◆ WHAT YOU HAVE TO DO ◆
From the line with "Give me the Chart.js source for this chart." to the line with "for (var a = premiereAnnee;", both lines included, set down exactly those lines, please, and no others.

◆ RECORDS FOR THE EXERCISE ◆
____________________

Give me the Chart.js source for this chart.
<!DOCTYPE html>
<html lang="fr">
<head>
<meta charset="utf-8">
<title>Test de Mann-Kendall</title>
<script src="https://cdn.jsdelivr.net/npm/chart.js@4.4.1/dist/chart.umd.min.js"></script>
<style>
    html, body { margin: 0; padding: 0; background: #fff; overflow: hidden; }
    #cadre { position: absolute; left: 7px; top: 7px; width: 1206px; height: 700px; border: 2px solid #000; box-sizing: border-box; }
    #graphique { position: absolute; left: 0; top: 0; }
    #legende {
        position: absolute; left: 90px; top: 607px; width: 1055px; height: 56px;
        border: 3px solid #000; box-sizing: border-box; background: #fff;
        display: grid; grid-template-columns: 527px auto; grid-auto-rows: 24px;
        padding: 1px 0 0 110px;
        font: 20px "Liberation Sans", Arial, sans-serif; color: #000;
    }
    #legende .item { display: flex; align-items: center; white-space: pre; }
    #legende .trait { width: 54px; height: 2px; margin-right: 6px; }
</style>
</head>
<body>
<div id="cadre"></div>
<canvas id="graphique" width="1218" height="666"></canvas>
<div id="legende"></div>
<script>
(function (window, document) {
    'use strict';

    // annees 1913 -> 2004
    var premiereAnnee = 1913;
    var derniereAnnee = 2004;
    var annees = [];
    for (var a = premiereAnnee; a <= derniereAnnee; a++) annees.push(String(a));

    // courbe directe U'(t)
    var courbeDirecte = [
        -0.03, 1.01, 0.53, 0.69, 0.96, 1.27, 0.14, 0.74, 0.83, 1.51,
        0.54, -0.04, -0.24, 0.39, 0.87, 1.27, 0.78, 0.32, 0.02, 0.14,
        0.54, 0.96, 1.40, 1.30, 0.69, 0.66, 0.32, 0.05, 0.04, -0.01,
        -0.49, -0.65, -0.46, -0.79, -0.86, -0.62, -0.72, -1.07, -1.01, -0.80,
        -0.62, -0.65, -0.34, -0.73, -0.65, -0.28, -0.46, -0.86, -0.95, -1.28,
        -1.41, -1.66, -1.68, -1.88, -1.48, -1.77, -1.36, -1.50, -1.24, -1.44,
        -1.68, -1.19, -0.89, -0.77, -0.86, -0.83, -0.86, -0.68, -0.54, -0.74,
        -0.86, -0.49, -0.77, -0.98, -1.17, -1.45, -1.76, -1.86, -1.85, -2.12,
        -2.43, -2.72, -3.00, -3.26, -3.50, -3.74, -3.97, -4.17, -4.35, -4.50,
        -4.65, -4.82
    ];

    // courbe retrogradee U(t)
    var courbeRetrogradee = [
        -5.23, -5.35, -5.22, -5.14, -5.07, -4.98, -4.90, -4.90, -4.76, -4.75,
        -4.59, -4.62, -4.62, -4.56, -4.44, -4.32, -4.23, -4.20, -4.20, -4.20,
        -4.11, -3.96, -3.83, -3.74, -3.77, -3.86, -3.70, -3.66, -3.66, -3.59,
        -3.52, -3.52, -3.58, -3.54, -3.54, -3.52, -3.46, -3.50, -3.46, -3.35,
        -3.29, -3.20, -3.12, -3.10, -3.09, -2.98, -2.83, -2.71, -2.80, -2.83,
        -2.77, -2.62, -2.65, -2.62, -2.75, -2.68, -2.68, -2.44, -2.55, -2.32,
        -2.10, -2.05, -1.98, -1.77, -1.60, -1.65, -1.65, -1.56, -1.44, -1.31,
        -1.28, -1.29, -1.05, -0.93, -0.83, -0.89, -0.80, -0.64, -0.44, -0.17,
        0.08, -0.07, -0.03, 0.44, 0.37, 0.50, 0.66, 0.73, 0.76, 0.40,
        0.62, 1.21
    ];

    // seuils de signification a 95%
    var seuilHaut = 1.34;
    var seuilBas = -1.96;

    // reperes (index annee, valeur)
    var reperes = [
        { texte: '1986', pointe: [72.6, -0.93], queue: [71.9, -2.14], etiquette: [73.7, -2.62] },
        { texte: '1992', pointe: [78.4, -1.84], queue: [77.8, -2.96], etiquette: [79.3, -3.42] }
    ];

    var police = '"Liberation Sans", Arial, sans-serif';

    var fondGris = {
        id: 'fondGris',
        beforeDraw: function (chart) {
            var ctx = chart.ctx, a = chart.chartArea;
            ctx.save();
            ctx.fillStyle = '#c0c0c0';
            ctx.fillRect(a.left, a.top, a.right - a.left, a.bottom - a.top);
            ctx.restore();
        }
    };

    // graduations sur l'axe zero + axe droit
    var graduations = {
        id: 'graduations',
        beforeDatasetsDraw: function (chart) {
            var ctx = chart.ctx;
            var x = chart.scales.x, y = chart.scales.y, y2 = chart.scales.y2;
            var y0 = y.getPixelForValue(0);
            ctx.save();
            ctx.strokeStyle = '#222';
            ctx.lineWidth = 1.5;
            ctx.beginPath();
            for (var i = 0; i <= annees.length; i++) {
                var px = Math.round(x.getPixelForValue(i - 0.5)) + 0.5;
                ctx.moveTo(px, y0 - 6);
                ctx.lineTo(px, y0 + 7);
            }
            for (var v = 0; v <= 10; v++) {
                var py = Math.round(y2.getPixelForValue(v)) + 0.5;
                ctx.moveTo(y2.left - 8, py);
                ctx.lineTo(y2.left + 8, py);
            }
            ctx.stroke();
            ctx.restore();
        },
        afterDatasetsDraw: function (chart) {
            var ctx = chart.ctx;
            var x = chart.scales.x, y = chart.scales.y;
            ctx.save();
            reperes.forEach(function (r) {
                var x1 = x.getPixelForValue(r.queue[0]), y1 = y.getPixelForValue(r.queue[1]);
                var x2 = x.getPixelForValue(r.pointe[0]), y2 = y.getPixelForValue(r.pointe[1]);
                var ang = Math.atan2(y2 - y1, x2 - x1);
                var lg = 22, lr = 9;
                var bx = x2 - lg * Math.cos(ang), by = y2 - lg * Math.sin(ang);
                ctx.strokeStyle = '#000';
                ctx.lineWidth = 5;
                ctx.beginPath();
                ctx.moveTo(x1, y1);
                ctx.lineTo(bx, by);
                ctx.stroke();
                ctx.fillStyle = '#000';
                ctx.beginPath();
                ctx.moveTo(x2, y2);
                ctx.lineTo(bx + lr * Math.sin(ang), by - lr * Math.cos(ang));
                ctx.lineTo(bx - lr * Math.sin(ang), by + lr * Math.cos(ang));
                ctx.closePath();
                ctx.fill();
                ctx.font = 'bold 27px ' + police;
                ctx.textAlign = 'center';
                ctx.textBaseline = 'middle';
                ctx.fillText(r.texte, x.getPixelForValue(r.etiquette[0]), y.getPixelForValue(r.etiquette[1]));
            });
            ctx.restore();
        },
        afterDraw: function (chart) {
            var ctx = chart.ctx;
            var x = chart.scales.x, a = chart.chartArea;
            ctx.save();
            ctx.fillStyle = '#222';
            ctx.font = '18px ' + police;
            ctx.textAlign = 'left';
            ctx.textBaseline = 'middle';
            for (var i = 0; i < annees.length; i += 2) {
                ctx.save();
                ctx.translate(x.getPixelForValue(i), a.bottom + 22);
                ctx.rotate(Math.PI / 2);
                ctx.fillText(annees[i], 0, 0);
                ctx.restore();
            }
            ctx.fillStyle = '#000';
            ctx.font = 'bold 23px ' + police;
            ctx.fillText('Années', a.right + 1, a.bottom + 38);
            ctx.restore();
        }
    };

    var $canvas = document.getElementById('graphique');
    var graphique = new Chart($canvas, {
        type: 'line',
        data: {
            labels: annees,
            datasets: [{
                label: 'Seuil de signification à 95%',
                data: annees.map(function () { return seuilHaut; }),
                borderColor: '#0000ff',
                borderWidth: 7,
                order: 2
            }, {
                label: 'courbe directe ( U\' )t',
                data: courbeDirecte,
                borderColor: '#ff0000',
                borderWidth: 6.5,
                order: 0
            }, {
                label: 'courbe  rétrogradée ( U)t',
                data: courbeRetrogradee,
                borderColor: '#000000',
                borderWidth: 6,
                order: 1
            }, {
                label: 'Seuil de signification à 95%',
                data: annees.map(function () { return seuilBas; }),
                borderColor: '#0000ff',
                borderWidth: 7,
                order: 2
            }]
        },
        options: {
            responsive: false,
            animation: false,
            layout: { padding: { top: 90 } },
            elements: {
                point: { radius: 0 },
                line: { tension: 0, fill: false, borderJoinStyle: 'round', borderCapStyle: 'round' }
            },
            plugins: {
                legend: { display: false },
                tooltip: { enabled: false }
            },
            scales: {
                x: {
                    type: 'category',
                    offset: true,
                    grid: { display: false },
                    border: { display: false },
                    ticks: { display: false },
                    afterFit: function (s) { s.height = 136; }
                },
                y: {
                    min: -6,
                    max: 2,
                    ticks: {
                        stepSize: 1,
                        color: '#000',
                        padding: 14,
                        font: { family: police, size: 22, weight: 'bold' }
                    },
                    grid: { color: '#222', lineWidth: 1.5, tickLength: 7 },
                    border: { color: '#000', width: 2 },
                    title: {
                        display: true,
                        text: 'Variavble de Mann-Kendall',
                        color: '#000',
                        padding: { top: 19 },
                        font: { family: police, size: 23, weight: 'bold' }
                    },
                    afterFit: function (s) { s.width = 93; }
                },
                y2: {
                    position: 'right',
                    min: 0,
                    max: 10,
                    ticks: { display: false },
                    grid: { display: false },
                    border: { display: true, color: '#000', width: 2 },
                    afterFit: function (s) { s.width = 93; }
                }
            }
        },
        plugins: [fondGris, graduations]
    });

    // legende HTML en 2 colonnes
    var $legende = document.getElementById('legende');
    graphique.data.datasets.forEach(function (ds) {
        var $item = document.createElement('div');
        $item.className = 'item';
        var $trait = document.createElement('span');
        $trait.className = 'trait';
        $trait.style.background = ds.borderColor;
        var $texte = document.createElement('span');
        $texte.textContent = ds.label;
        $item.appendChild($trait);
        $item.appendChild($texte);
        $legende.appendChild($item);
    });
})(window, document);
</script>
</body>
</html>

____________________

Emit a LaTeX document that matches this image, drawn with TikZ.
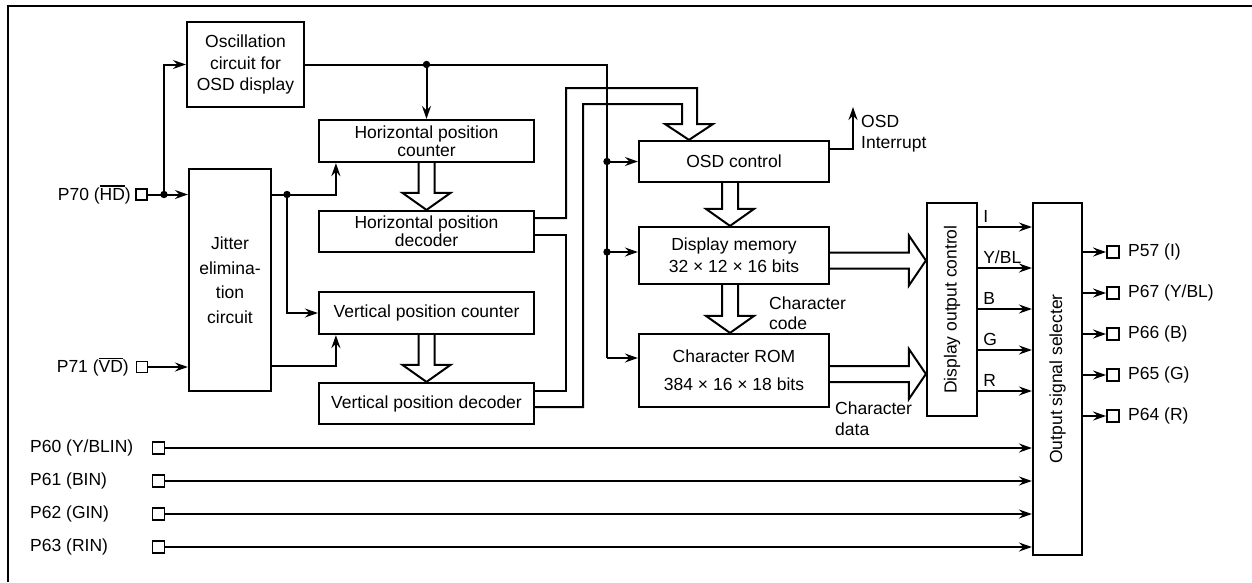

____________________

◆ RESULT FOR THIS EXERCISE ◆
Give me the Chart.js source for this chart.
<!DOCTYPE html>
<html lang="fr">
<head>
<meta charset="utf-8">
<title>Test de Mann-Kendall</title>
<script src="https://cdn.jsdelivr.net/npm/chart.js@4.4.1/dist/chart.umd.min.js"></script>
<style>
    html, body { margin: 0; padding: 0; background: #fff; overflow: hidden; }
    #cadre { position: absolute; left: 7px; top: 7px; width: 1206px; height: 700px; border: 2px solid #000; box-sizing: border-box; }
    #graphique { position: absolute; left: 0; top: 0; }
    #legende {
        position: absolute; left: 90px; top: 607px; width: 1055px; height: 56px;
        border: 3px solid #000; box-sizing: border-box; background: #fff;
        display: grid; grid-template-columns: 527px auto; grid-auto-rows: 24px;
        padding: 1px 0 0 110px;
        font: 20px "Liberation Sans", Arial, sans-serif; color: #000;
    }
    #legende .item { display: flex; align-items: center; white-space: pre; }
    #legende .trait { width: 54px; height: 2px; margin-right: 6px; }
</style>
</head>
<body>
<div id="cadre"></div>
<canvas id="graphique" width="1218" height="666"></canvas>
<div id="legende"></div>
<script>
(function (window, document) {
    'use strict';

    // annees 1913 -> 2004
    var premiereAnnee = 1913;
    var derniereAnnee = 2004;
    var annees = [];
    for (var a = premiereAnnee; a <= derniereAnnee; a++) annees.push(String(a));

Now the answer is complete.